> The input
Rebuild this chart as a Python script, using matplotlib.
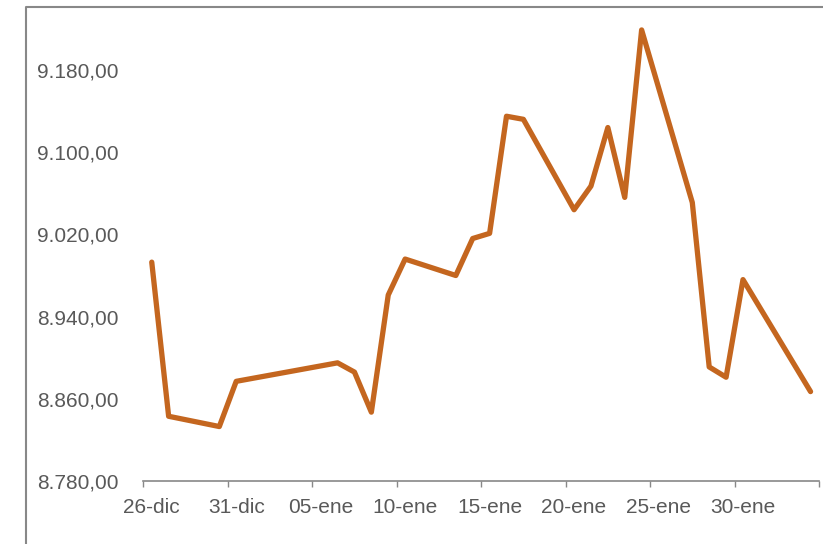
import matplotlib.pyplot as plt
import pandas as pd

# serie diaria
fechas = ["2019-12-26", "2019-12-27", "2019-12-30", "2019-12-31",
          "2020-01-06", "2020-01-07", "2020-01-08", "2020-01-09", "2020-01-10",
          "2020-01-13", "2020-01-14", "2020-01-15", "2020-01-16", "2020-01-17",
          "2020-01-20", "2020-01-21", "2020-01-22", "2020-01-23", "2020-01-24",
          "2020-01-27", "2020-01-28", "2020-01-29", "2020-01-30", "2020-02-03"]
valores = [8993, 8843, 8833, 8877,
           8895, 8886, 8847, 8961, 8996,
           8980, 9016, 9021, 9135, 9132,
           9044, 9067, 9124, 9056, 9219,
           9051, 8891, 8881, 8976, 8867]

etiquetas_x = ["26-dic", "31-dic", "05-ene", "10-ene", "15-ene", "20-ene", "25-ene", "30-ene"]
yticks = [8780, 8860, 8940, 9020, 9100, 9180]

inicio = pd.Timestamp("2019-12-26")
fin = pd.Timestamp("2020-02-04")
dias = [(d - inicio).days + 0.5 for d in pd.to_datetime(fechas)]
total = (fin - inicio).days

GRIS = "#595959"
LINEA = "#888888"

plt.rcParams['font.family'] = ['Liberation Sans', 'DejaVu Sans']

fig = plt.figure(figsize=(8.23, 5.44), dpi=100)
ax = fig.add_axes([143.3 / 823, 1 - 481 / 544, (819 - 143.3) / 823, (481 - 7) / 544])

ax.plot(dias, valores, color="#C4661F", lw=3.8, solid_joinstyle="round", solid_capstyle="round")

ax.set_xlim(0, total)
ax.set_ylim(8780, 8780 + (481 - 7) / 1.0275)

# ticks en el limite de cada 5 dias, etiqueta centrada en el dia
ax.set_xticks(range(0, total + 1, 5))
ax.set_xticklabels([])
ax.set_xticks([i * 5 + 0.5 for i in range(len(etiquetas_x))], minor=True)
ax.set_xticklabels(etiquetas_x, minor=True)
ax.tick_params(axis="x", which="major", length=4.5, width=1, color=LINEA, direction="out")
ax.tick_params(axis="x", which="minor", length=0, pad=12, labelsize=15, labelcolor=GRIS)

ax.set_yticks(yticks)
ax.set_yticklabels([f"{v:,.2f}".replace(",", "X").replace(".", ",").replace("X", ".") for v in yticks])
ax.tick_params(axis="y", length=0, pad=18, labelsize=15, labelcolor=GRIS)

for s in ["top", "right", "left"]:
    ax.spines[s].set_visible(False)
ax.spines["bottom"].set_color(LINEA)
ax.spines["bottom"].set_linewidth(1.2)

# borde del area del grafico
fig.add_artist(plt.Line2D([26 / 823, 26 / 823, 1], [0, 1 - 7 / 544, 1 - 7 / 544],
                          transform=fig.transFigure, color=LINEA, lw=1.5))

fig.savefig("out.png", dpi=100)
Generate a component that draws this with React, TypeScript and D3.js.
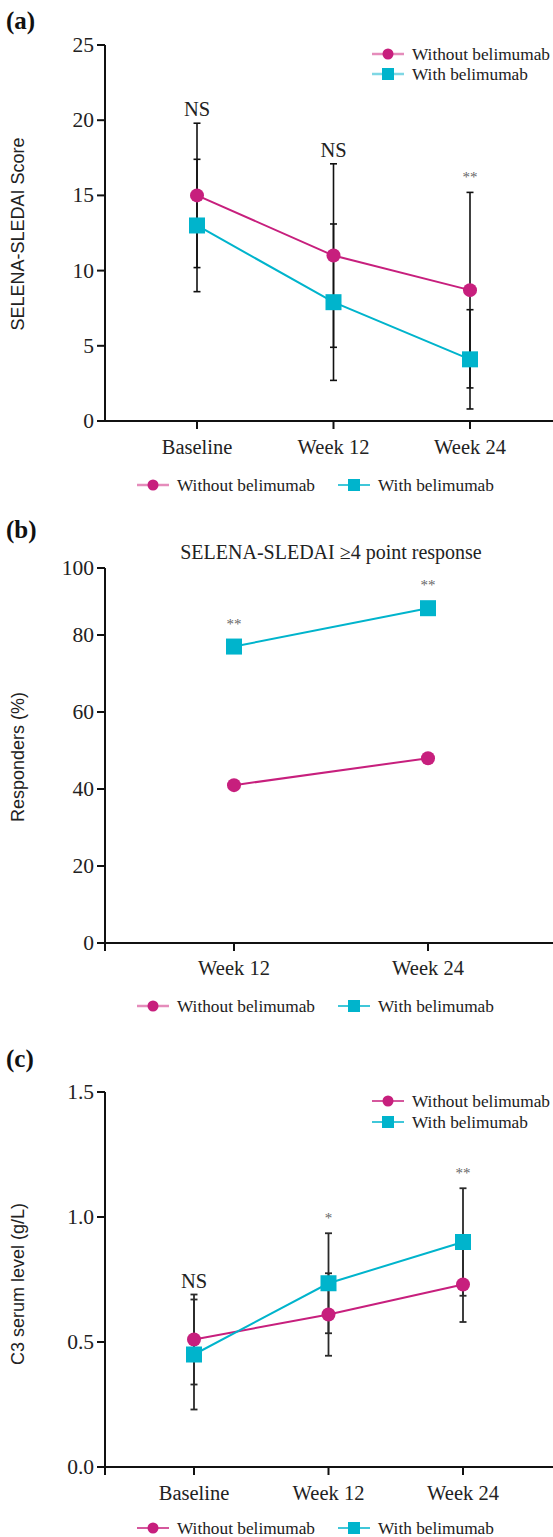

> To be done
Report back each line of the entries that holds the string "this".

> Complete answer
Rebuild this chart as a Python script, using matplotlib.
Generate a component that draws this with React, TypeScript and D3.js.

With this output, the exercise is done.